The unrest led to a downgrade in bilateral ties and a sealing of the border, which brought once-flourishing trade, tourism and the notoriously excessive Thai gambling to a standstill.

Checkpoints were reopened temporarily a few weeks later, but Thailand, where casinos are illegal, refused its nationals permission to enter Cambodia for gambling excursions.

Most of the punters at Poipet are from Thailand and the move irked Phnom Penh -- which rued the lack of foreign capital inflow -- as well as the gaming kingpins.

Like most people at the gambling houses, Nantachai and his seven kitchen staff had been unemployed for nearly two months as the roulette wheels ground to a halt and business collapsed.

Poipet's casinos were losing some seven to 12 million dollars per week, a Thai military intelligence source reportedly said.

They promptly dismissed thousands of staff, including about 1,000 of 1,100 employees in one establishment, a staffer revealed.

Poipet became a ghost town, according to villagers, as migrant workers headed back to family farms to wait out the closure.

Cambodians sealed off from their normal source of food products and other necessities became desperate.

"I can say I've been luckier than my friends," said one casino staffer who was allowed to hold her housekeeping job, though at half her normal wages.

"Many of my friends have no job, and no money for their families."

Khmer trader Keng Tong, 40, recalled how street markets had been decimated.

"When visitors stopped coming, no one came to the border markets and traders couldn't sell a thing."

"I've gone from living on 1,000 baht (23 dollars) per day to 100 baht per day."

Conditions were hardly better across the border in the boomtown of Aranyaprathet, about 270 kilometres (165 miles) east of Bangkok, where thousands of sellers of everything from lettuce to lingerie and Louis Vuitton bags rely primarily on cross-border trade.

The town's normally heaving Rong Kleu market, a maze of 2,000 stalls, was almost entirely shuttered for lack of business on the morning before the re-opening.

Losses were topping 60 million baht (1.4 million dollars) per day in Aranyaprathet, said Bamrung Lochareonvatchanachai, chairman of the Sa Kaeo province trade council.

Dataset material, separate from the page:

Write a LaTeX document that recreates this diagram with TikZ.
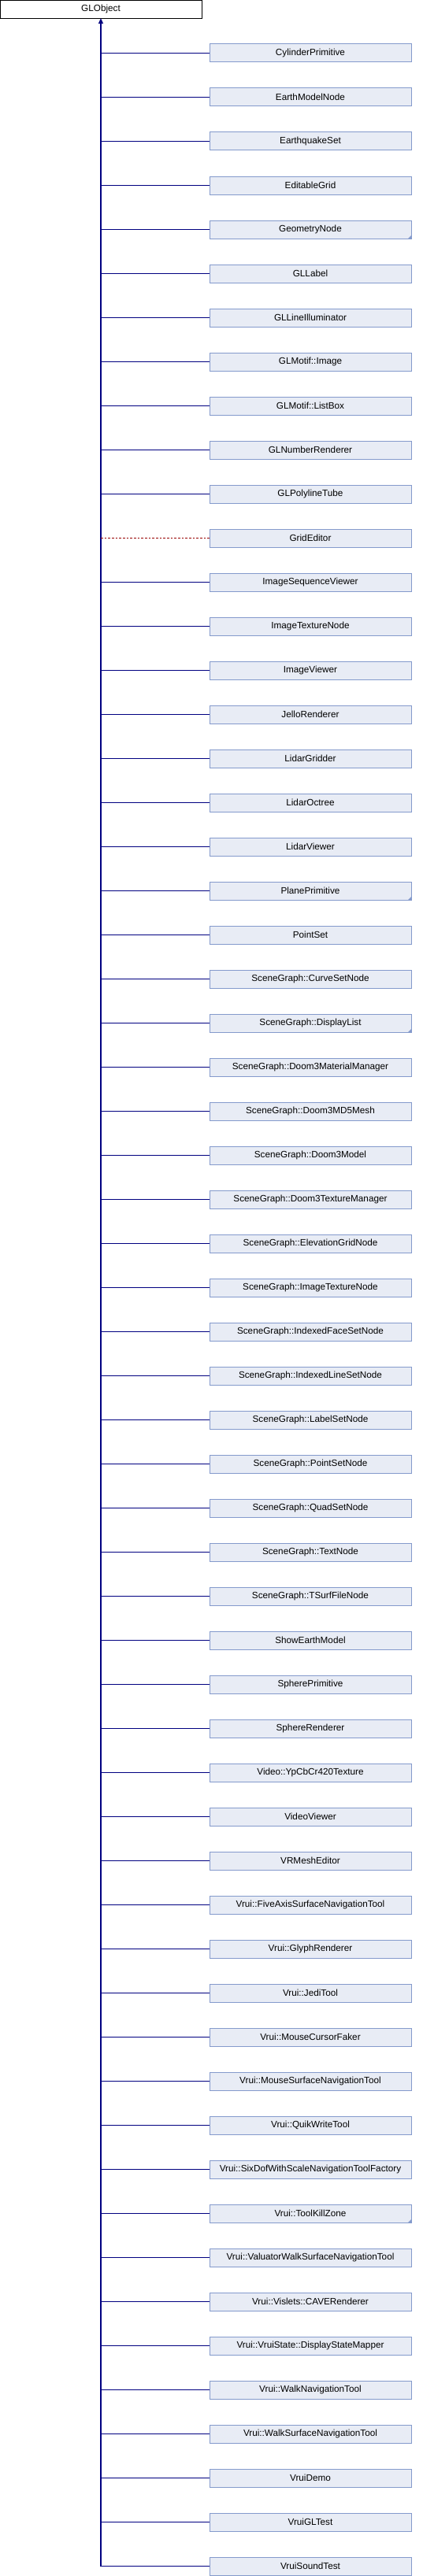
\documentclass[tikz,border=0pt]{standalone}
\usepackage{fontspec}
\setmainfont{Liberation Sans}
\usepackage{xcolor}
\usetikzlibrary{arrows.meta}

\definecolor{boxfill}{RGB}{232,236,245}
\definecolor{boxline}{RGB}{132,154,204}
\definecolor{navyline}{RGB}{0,0,128}
\definecolor{tmplred}{RGB}{150,0,0}

\begin{document}
\begin{tikzpicture}[x=0.75pt, y=-0.75pt,
    every node/.style={font=\fontsize{8.8}{10}\selectfont, inner sep=0pt, outer sep=0pt},
    base/.style={draw=black, fill=white, line width=0.75pt, minimum width=192pt, minimum height=17.25pt},
    cls/.style={draw=boxline, fill=boxfill, line width=0.75pt, minimum width=192pt, minimum height=17.25pt},
    inherit/.style={draw=navyline, line width=0.8pt},
    tmpl/.style={draw=tmplred, line width=0.8pt, dashed, dash pattern=on 2pt off 1.5pt}]
    \useasboundingbox (0,0) rectangle (536,3272);

    \node[base] (obj) at (128, 11.75) {GLObject};

    \node[cls] (c1) at (394, 67.5) {CylinderPrimitive};
    \node[cls] (c2) at (394, 123.5) {EarthModelNode};
    \node[cls] (c3) at (394, 179.5) {EarthquakeSet};
    \node[cls] (c4) at (394, 235.5) {EditableGrid};
    \node[cls] (c5) at (394, 291.5) {GeometryNode};
    \node[cls] (c6) at (394, 347.5) {GLLabel};
    \node[cls] (c7) at (394, 403.5) {GLLineIlluminator};
    \node[cls] (c8) at (394, 459.5) {GLMotif::Image};
    \node[cls] (c9) at (394, 515.5) {GLMotif::ListBox};
    \node[cls] (c10) at (394, 571.5) {GLNumberRenderer};
    \node[cls] (c11) at (394, 627.5) {GLPolylineTube};
    \node[cls] (c12) at (394, 683.5) {GridEditor};
    \node[cls] (c13) at (394, 739.5) {ImageSequenceViewer};
    \node[cls] (c14) at (394, 795.5) {ImageTextureNode};
    \node[cls] (c15) at (394, 851.5) {ImageViewer};
    \node[cls] (c16) at (394, 907.5) {JelloRenderer};
    \node[cls] (c17) at (394, 963.5) {LidarGridder};
    \node[cls] (c18) at (394, 1019.5) {LidarOctree};
    \node[cls] (c19) at (394, 1075.5) {LidarViewer};
    \node[cls] (c20) at (394, 1131.5) {PlanePrimitive};
    \node[cls] (c21) at (394, 1187.5) {PointSet};
    \node[cls] (c22) at (394, 1243.5) {SceneGraph::CurveSetNode};
    \node[cls] (c23) at (394, 1299.5) {SceneGraph::DisplayList};
    \node[cls] (c24) at (394, 1355.5) {SceneGraph::Doom3MaterialManager};
    \node[cls] (c25) at (394, 1411.5) {SceneGraph::Doom3MD5Mesh};
    \node[cls] (c26) at (394, 1467.5) {SceneGraph::Doom3Model};
    \node[cls] (c27) at (394, 1523.5) {SceneGraph::Doom3TextureManager};
    \node[cls] (c28) at (394, 1579.5) {SceneGraph::ElevationGridNode};
    \node[cls] (c29) at (394, 1635.5) {SceneGraph::ImageTextureNode};
    \node[cls] (c30) at (394, 1691.5) {SceneGraph::IndexedFaceSetNode};
    \node[cls] (c31) at (394, 1747.5) {SceneGraph::IndexedLineSetNode};
    \node[cls] (c32) at (394, 1803.5) {SceneGraph::LabelSetNode};
    \node[cls] (c33) at (394, 1859.5) {SceneGraph::PointSetNode};
    \node[cls] (c34) at (394, 1915.5) {SceneGraph::QuadSetNode};
    \node[cls] (c35) at (394, 1971.5) {SceneGraph::TextNode};
    \node[cls] (c36) at (394, 2027.5) {SceneGraph::TSurfFileNode};
    \node[cls] (c37) at (394, 2083.5) {ShowEarthModel};
    \node[cls] (c38) at (394, 2139.5) {SpherePrimitive};
    \node[cls] (c39) at (394, 2195.5) {SphereRenderer};
    \node[cls] (c40) at (394, 2251.5) {Video::YpCbCr420Texture};
    \node[cls] (c41) at (394, 2307.5) {VideoViewer};
    \node[cls] (c42) at (394, 2363.5) {VRMeshEditor};
    \node[cls] (c43) at (394, 2419.5) {Vrui::FiveAxisSurfaceNavigationTool};
    \node[cls] (c44) at (394, 2475.5) {Vrui::GlyphRenderer};
    \node[cls] (c45) at (394, 2531.5) {Vrui::JediTool};
    \node[cls] (c46) at (394, 2587.5) {Vrui::MouseCursorFaker};
    \node[cls] (c47) at (394, 2643.5) {Vrui::MouseSurfaceNavigationTool};
    \node[cls] (c48) at (394, 2699.5) {Vrui::QuikWriteTool};
    \node[cls] (c49) at (394, 2755.5) {Vrui::SixDofWithScaleNavigationToolFactory};
    \node[cls] (c50) at (394, 2811.5) {Vrui::ToolKillZone};
    \node[cls] (c51) at (394, 2867.5) {Vrui::ValuatorWalkSurfaceNavigationTool};
    \node[cls] (c52) at (394, 2923.5) {Vrui::Vislets::CAVERenderer};
    \node[cls] (c53) at (394, 2979.5) {Vrui::VruiState::DisplayStateMapper};
    \node[cls] (c54) at (394, 3035.5) {Vrui::WalkNavigationTool};
    \node[cls] (c55) at (394, 3091.5) {Vrui::WalkSurfaceNavigationTool};
    \node[cls] (c56) at (394, 3147.5) {VruiDemo};
    \node[cls] (c57) at (394, 3203.5) {VruiGLTest};
    \node[cls] (c58) at (394, 3259.5) {VruiSoundTest};

    % classes with more children
    \foreach \i in {5,20,23,50}
        \fill[boxline] (c\i.south east) -- ++(0,-4) -- ++(-4,4) -- cycle;

    % trunk and branches
    \draw[inherit, {Triangle[width=4.5pt, length=5pt]}-] (obj.south) -- (obj.south |- c58.west);
    \foreach \i in {1,...,11}
        \draw[inherit] (obj.south |- c\i.west) -- (c\i.west);
    \foreach \i in {13,...,58}
        \draw[inherit] (obj.south |- c\i.west) -- (c\i.west);
    \draw[tmpl] (obj.south |- c12.west) -- (c12.west);
\end{tikzpicture}
\end{document}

On Saturday, the first full day of open checkpoints, traffic was light, with a few dozen Thais entering Cambodia and several hundred Khmers making the reverse crossing.

"Not many people seemed to know about the checkpoints opening," said Lieutenant Colonel Surintr Plairaharn, a Thai immigration official.

Prime Minister Thaksin Shinawatra spoke of the re-opened border in his weekly radio address Saturday, but he also spelled out a warning of sorts to punters that is unlikely to sit well with Cambodia.

"I don't want Thai people going gambling in neighbouring countries," he said, adding that government officials should obtain permission before crossing borders.

An immigration official said some Thais had already entered Cambodia on gambling junkets.

"But I think the casino business is not so lively because they aren't fully staffed."

Indeed, one of the most plush casinos, overlooking the frontier was all but empty Friday after the border opening, with just three diehard customers, all Chinese, huddled around a roulette wheel.

The 40 blackjack tables and banks of slot machines were deserted. The gold fixtures and pawn booths sparkled in anticipation of a wave of Thai gamblers that had yet to return.